In 1969, a photojournalist from Baldwin made history when he became the first black man to win the Pulitzer Prize for feature photography.
A year prior, thousands marched in the funeral procession for Dr. Martin Luther King Jr. The anguish of that day was put into sharp focus with the help of a poignant photo of Coretta Scott King comforting her 5-year-old daughter, Bernice, at King's funeral.
The picture, titled "A Portrait of Dignity," was captured by Ebony Magazine photographer Moneta Sleet Jr. and earned him journalism's top honor. His Pulitzer was the first awarded to a black man, and the first and only one given to anyone working for a black publication.
His daughter, Lisa Sleet, says that while her late father's photographs spoke of his compassion for those on the other side of the lens, they also expressed his own commitment to the civil rights movement.

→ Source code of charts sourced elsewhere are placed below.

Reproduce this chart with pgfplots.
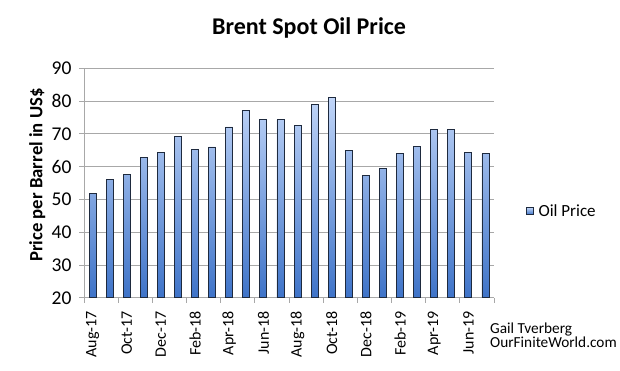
\documentclass[border=0pt]{standalone}
\usepackage{pgfplots}
\pgfplotsset{compat=1.18}
\usepackage{fontspec}
\setmainfont{Carlito}
\definecolor{gridgray}{RGB}{168,168,168}
\definecolor{bartop}{RGB}{192,213,248}
\definecolor{barbot}{RGB}{62,115,200}
\definecolor{barline}{RGB}{30,42,62}
\begin{document}
\begin{tikzpicture}[x=1pt,y=1pt]
\useasboundingbox (0,0) rectangle (620,370);
\begin{axis}[
  at={(84pt,72.2pt)}, anchor=south west,
  scale only axis, width=410pt, height=229.5pt,
  xmin=-0.5, xmax=23.5, ymin=20, ymax=90,
  axis x line*=bottom, axis y line*=left,
  axis line style={gridgray, line width=1pt},
  ytick={20,30,...,90},
  ymajorgrids, major grid style={gridgray, line width=1pt},
  /pgf/number format/assume math mode=true,
  yticklabel style={font=\fontsize{19.5}{21}\selectfont, xshift=-4pt},
  ytick style={gridgray, line width=1pt},
  tick align=outside, major tick length=5pt,
  xtick={-0.5,1.5,...,23.5}, xticklabels={},
  xtick style={gridgray, line width=1pt},
  extra x ticks={0,2,...,22},
  extra x tick labels={Aug-17,Oct-17,Dec-17,Feb-18,Apr-18,Jun-18,Aug-18,Oct-18,Dec-18,Feb-19,Apr-19,Jun-19},
  extra x tick style={major tick length=0pt, grid=none,
    xticklabel style={rotate=90, anchor=east, font=\fontsize{16}{18}\selectfont, xshift=-10pt}},
  title={Brent Spot Oil Price},
  title style={at={(0.549,1.119)}, anchor=base, font=\bfseries\fontsize{24}{27}\selectfont, inner sep=0pt},
  ylabel={Price per Barrel in US\$},
  ylabel style={at={(axis description cs:-0.114,0.535)}, anchor=center, font=\bfseries\fontsize{18.7}{21}\selectfont},
  legend style={at={(1.077,0.378)}, anchor=west, draw=none, fill=none,
    font=\fontsize{17}{19}\selectfont, inner sep=0pt, cells={anchor=west}},
  legend image code/.code={\draw[#1, line width=0.6pt] (0pt,-3.5pt) rectangle (7pt,3.5pt); \path (10pt,0pt);},
]
\addplot[ybar, bar width=7pt, draw=barline, line width=0.9pt, top color=bartop, bottom color=barbot]
coordinates {
(0,51.9) (1,56.2) (2,57.5) (3,62.7) (4,64.4) (5,69.1) (6,65.3) (7,66.0)
(8,72.1) (9,77.0) (10,74.4) (11,74.3) (12,72.5) (13,78.9) (14,81.0) (15,64.8)
(16,57.4) (17,59.4) (18,64.0) (19,66.1) (20,71.2) (21,71.3) (22,64.2) (23,63.9)
};
\addlegendentry{Oil Price}
\end{axis}
\node[anchor=base west, inner sep=0pt, font=\fontsize{15.3}{17}\selectfont] at (490,37) {Gail Tverberg};
\node[anchor=base west, inner sep=0pt, font=\fontsize{15.3}{17}\selectfont] at (490,23) {OurFiniteWorld.com};
\end{tikzpicture}
\end{document}
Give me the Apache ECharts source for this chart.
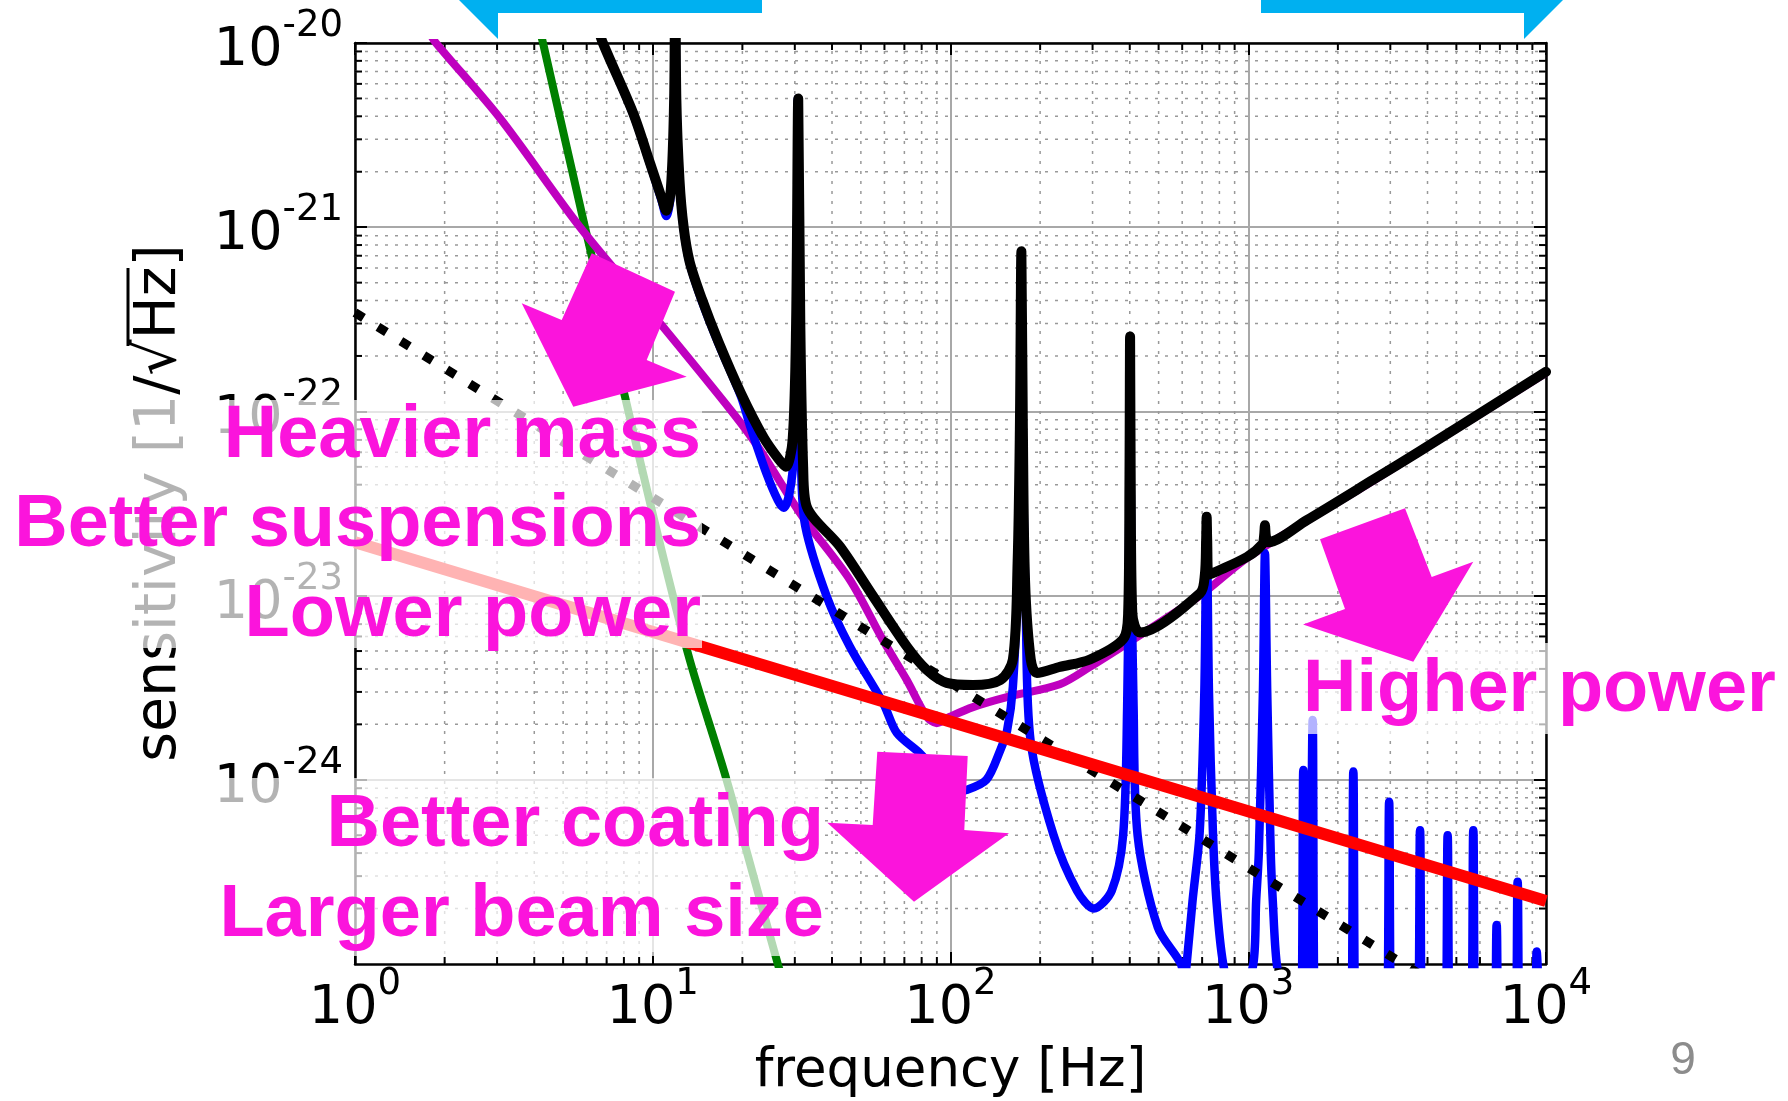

As a boy, Moneta Sleet attended segregated schools in Kentucky and later served in a segregated Army unit during World War II. But segregation did not make him a bitter person, only strong, his daughter says.
"He said he's not going to let people drive him from who he is because he didn't have hate in his heart," Lisa Sleet says. "He had no hate in his heart, and you could tell that through his photographs."
From the Montgomery, Alabama, bus boycott to the march on Washington and battle for 1965's Voting Rights Act, Sleet snapped his shutter at every momentous step in America's slow march toward racial equality.
Sleet died of cancer in 1996 at age 70. In addition to Ebony Magazine, he worked for the New York Amsterdam News, Our World and Jet magazines.